--- DATASET CONTENT ---
## Begin
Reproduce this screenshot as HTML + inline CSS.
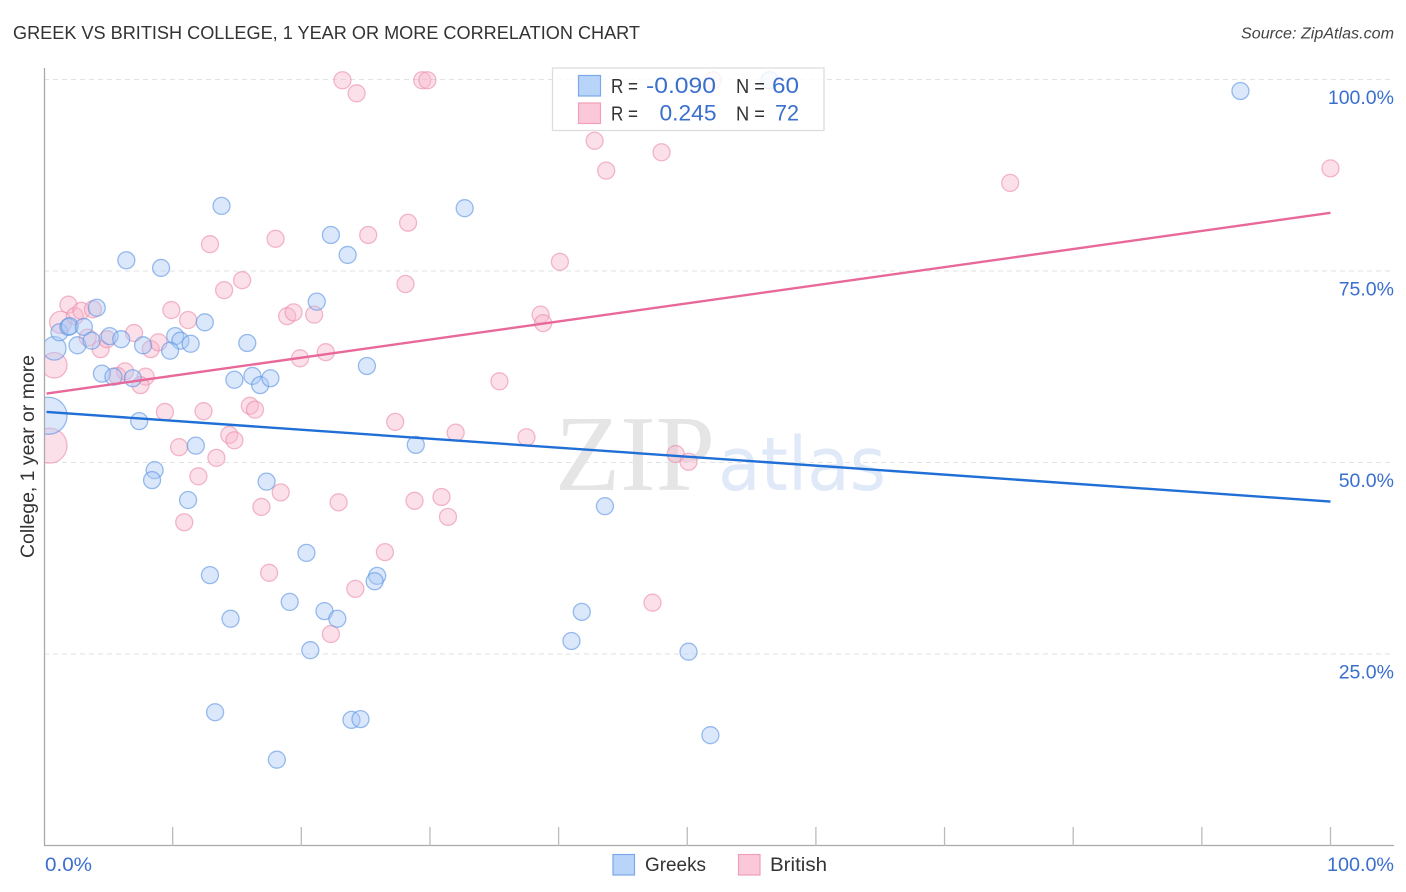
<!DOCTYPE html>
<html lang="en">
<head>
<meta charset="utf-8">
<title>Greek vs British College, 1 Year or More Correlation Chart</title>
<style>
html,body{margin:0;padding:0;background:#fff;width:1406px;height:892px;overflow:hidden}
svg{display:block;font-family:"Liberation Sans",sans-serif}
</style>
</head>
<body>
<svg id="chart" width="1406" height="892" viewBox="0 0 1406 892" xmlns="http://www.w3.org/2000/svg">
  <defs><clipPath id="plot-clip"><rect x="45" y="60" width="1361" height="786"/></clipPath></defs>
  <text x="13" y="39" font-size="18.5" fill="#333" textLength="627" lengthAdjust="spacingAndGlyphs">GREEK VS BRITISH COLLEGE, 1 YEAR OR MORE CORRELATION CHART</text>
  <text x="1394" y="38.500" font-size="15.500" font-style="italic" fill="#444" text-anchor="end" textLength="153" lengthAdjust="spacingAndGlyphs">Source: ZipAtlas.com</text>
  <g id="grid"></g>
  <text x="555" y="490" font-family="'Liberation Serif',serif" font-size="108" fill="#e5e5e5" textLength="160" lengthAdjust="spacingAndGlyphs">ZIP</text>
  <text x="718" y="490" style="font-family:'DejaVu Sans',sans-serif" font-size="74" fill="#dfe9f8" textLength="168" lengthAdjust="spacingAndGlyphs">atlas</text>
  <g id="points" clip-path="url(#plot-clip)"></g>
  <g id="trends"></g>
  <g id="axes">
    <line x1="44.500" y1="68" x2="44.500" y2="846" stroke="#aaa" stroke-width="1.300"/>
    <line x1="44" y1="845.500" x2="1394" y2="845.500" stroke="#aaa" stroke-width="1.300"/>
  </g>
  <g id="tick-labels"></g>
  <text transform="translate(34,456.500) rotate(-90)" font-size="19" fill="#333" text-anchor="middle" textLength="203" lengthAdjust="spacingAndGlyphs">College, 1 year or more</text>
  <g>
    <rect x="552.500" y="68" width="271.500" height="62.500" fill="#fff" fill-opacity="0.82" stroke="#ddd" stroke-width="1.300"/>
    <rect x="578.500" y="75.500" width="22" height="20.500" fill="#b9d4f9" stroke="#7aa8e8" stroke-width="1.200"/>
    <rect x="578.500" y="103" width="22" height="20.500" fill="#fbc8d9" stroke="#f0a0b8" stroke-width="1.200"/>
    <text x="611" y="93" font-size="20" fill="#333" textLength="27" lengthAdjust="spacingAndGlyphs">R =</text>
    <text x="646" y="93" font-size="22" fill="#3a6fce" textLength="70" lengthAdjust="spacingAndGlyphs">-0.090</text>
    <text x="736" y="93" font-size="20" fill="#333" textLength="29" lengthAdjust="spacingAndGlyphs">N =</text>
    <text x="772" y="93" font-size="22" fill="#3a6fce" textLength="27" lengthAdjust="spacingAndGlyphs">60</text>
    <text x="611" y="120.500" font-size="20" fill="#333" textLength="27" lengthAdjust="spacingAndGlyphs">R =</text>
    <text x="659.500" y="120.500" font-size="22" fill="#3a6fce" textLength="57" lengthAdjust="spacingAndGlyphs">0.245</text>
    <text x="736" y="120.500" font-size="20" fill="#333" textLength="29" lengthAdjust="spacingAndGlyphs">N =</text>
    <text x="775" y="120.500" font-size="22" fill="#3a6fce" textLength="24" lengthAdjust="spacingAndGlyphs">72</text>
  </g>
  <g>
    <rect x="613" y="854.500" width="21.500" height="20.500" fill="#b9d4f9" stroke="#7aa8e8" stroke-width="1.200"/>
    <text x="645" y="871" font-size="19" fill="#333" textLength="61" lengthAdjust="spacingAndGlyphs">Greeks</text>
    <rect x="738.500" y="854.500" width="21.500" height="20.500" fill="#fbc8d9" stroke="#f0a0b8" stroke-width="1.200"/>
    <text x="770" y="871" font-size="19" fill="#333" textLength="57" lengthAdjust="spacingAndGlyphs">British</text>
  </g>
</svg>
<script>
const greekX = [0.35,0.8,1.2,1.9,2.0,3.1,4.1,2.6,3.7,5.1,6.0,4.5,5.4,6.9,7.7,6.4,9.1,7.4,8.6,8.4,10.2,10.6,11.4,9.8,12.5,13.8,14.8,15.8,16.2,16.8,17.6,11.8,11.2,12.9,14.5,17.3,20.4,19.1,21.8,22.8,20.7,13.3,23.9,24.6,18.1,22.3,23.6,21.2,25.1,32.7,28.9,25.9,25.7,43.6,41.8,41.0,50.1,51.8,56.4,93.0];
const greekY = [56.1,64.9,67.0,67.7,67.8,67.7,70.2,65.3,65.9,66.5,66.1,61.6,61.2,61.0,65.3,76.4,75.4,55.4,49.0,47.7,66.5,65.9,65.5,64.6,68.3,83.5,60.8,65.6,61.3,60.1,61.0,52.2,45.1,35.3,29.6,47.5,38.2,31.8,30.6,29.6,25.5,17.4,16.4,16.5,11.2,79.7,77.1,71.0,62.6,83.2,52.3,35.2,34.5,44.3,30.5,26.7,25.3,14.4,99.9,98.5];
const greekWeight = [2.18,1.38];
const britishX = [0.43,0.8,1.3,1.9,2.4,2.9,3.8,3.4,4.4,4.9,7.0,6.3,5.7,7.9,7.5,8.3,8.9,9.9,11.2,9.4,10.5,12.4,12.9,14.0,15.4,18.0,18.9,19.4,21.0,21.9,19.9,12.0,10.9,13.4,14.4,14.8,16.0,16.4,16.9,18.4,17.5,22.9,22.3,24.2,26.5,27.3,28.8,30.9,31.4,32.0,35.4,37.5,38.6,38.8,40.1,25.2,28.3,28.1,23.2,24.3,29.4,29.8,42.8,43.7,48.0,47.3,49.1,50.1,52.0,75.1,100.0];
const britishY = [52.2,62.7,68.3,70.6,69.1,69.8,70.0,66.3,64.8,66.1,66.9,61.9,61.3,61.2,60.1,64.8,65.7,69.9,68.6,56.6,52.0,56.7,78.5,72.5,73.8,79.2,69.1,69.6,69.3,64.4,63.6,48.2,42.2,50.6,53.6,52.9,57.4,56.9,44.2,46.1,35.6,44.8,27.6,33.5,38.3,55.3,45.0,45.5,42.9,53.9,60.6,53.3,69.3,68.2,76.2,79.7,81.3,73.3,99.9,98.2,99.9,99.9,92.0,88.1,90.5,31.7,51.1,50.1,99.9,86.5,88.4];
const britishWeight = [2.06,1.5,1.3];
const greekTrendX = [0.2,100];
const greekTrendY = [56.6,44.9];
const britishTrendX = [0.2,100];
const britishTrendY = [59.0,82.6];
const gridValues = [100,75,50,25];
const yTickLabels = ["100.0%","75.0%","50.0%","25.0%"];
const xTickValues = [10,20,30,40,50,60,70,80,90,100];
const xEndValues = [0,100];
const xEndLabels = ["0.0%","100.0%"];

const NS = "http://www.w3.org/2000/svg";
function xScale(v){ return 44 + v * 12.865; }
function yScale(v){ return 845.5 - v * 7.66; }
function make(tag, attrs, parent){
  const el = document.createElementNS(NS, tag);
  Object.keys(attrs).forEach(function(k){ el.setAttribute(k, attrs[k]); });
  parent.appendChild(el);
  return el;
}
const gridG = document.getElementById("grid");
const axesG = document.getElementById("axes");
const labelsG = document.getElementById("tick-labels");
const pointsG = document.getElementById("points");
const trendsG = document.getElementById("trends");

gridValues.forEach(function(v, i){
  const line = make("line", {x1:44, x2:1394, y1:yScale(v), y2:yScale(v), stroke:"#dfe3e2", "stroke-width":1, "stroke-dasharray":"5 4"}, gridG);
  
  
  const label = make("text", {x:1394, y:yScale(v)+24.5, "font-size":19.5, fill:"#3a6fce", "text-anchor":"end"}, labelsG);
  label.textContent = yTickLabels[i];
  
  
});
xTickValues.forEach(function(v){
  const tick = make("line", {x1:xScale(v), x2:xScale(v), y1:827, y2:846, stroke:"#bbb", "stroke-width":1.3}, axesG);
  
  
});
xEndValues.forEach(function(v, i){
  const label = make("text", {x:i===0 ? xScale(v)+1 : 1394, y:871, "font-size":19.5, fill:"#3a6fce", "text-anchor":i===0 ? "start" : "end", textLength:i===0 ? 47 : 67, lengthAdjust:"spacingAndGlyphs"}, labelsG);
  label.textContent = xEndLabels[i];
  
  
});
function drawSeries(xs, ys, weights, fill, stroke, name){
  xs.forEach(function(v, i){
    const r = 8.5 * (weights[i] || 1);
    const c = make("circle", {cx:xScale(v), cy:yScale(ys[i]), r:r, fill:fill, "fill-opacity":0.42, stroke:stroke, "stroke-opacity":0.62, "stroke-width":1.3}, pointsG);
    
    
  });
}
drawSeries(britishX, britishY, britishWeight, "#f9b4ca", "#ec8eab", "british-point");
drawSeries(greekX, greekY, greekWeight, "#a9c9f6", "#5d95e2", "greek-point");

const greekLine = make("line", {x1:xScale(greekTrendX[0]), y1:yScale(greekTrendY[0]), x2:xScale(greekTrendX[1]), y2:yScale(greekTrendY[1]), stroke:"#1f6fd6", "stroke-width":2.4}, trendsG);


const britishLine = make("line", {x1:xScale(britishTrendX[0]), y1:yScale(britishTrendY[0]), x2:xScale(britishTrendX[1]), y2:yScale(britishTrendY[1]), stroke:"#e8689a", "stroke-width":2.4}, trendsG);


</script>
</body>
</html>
## End
## Begin
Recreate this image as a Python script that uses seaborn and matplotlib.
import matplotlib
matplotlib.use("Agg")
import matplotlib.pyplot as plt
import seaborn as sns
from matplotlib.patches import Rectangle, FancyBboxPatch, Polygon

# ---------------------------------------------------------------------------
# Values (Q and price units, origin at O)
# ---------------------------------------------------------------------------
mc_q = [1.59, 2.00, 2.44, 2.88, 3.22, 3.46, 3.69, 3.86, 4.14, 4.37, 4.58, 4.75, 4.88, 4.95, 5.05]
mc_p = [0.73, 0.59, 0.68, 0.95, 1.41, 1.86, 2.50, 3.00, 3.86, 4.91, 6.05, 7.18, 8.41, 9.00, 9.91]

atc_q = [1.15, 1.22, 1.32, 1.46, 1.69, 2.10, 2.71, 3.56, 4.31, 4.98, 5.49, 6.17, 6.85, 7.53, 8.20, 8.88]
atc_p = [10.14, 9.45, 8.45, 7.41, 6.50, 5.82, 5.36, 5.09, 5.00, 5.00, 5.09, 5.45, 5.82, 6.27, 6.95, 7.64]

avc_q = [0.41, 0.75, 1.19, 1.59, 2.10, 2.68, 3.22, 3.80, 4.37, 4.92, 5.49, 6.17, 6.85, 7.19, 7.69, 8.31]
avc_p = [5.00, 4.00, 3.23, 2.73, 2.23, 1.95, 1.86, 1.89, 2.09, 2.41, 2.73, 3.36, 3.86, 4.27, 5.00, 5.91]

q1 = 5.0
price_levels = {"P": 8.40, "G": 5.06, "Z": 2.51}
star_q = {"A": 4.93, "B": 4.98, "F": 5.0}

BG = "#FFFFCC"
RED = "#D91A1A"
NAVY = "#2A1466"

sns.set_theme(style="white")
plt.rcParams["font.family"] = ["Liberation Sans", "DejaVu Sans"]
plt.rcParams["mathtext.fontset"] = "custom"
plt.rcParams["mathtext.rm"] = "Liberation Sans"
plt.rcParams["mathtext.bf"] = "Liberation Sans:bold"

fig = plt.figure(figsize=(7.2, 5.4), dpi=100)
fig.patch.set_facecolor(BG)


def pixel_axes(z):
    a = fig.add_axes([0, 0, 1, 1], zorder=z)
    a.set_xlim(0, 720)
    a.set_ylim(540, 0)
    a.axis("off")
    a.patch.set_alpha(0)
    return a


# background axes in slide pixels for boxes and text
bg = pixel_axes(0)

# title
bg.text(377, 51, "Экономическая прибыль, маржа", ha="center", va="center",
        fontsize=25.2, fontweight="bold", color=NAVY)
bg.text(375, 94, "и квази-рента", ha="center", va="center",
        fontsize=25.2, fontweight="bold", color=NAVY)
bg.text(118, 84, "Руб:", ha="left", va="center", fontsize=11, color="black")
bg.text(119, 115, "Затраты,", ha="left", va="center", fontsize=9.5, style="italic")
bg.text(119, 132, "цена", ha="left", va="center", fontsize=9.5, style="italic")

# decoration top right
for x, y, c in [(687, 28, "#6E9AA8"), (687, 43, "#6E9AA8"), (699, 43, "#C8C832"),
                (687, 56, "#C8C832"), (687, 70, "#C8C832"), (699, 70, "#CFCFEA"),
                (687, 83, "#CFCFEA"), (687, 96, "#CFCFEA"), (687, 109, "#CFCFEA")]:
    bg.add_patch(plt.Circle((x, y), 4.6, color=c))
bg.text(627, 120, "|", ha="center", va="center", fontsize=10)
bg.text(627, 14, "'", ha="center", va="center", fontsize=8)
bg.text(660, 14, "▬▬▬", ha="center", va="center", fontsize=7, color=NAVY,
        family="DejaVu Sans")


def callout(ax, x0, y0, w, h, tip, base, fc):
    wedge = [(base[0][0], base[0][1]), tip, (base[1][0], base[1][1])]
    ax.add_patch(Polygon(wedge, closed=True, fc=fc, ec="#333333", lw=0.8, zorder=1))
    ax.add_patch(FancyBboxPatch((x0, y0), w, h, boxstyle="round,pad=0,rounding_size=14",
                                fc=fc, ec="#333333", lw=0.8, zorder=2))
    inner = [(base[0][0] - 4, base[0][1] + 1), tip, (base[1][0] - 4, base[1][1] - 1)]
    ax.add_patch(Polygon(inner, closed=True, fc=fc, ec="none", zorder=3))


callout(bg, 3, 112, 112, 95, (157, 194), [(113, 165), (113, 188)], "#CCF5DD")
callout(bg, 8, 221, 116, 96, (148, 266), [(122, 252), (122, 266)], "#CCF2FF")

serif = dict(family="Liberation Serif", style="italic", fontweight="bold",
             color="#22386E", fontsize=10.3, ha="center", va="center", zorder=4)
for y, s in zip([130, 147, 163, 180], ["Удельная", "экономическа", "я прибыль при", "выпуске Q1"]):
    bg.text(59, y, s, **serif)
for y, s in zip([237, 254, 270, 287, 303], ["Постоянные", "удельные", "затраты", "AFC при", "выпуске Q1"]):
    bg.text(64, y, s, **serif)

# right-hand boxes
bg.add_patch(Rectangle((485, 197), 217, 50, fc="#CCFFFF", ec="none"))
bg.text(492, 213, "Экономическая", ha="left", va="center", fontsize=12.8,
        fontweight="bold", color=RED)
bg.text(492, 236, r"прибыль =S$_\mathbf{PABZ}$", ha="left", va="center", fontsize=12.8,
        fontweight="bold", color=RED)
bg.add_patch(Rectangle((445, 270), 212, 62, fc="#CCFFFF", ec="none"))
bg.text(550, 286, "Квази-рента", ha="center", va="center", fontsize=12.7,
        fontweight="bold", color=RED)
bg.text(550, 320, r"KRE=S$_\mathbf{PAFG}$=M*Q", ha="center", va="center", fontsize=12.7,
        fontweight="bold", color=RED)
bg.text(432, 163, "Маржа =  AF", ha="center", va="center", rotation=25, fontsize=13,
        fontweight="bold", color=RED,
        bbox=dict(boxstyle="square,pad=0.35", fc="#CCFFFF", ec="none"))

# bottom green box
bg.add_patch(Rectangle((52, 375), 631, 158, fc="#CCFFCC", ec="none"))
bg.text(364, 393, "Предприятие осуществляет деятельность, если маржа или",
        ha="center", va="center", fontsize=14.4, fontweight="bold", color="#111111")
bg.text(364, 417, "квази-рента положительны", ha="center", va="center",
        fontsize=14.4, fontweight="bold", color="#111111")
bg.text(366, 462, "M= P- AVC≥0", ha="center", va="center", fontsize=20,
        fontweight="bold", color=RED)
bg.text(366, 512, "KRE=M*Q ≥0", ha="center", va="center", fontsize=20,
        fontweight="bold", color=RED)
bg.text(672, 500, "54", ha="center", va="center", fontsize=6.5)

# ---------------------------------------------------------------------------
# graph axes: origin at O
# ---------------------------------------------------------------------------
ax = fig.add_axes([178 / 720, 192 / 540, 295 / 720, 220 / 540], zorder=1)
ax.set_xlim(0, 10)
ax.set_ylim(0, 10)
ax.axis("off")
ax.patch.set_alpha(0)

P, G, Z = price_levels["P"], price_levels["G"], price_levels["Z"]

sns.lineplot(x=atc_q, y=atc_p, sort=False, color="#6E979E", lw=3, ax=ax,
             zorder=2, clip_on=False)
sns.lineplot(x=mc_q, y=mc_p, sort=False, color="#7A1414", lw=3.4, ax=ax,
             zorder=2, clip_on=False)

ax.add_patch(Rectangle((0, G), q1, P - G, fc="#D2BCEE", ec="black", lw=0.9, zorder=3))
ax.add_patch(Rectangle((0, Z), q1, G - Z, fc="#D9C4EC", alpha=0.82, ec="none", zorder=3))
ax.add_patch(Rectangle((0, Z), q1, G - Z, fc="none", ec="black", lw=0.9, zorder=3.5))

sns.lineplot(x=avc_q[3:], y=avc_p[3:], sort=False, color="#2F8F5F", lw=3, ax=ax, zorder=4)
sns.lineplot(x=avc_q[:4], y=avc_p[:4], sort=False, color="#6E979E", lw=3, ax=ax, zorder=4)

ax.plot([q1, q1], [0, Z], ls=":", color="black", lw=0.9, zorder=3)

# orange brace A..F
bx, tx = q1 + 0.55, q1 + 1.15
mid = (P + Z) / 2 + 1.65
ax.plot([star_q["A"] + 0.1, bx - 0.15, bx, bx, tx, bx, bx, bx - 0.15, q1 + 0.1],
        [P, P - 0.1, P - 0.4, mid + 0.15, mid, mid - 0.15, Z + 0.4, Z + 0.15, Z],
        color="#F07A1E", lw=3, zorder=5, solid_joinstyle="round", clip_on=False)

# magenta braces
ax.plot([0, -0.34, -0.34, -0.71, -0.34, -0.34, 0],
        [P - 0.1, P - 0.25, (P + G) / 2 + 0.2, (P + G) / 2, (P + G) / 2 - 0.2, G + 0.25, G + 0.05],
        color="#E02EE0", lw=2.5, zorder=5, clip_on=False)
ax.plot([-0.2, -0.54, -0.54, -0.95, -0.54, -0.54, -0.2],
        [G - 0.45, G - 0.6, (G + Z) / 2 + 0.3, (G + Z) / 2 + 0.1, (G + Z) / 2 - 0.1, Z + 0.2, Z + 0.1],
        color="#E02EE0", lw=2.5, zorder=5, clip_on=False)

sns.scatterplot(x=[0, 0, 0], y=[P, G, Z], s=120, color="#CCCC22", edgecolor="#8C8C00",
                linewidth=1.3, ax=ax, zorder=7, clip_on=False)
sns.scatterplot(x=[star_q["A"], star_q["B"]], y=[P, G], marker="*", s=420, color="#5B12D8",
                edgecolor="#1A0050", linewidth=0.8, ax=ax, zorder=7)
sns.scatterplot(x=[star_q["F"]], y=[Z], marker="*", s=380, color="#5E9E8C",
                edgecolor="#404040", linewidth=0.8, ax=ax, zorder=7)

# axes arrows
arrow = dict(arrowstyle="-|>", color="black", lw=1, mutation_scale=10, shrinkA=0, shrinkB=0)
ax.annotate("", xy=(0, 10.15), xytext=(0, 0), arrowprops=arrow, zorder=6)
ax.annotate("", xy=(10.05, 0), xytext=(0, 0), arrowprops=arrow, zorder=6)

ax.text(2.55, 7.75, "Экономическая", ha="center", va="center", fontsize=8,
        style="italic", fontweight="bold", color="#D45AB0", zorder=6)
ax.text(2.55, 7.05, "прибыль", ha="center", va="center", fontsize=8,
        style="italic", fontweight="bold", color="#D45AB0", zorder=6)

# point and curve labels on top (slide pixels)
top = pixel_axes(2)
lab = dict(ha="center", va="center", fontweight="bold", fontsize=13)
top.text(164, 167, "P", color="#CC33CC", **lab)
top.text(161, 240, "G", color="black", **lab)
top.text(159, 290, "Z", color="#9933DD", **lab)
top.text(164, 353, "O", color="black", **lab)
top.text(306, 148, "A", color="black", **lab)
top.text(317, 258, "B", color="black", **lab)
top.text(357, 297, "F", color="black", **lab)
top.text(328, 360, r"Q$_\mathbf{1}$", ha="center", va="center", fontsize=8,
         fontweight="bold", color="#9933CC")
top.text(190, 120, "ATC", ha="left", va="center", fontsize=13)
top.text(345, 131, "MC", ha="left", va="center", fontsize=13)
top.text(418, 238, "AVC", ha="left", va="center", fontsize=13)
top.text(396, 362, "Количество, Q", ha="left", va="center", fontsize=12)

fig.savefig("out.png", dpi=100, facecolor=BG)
## End
## Begin
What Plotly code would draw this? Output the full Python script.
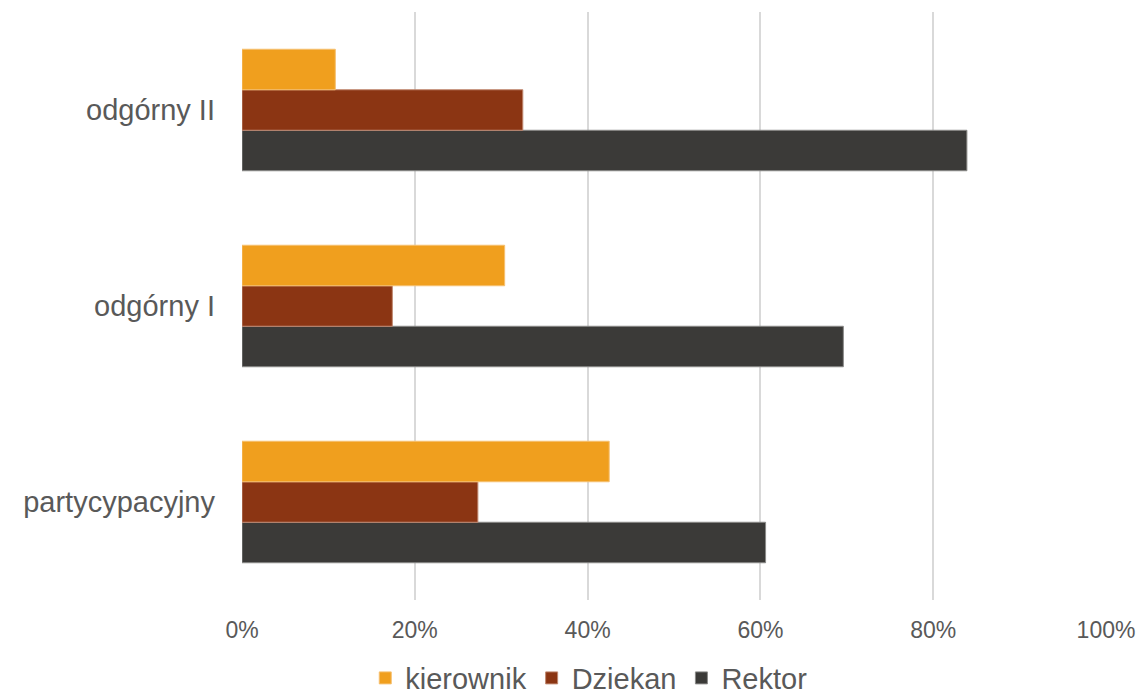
## End
--- WRITTEN TASK ---
Return each line with "matplotlib".

--- RESULT OF THE EXERCISE ---
Recreate this image as a Python script that uses seaborn and matplotlib.
import matplotlib
matplotlib.use("Agg")
import matplotlib.pyplot as plt
from matplotlib.patches import Rectangle, FancyBboxPatch, Polygon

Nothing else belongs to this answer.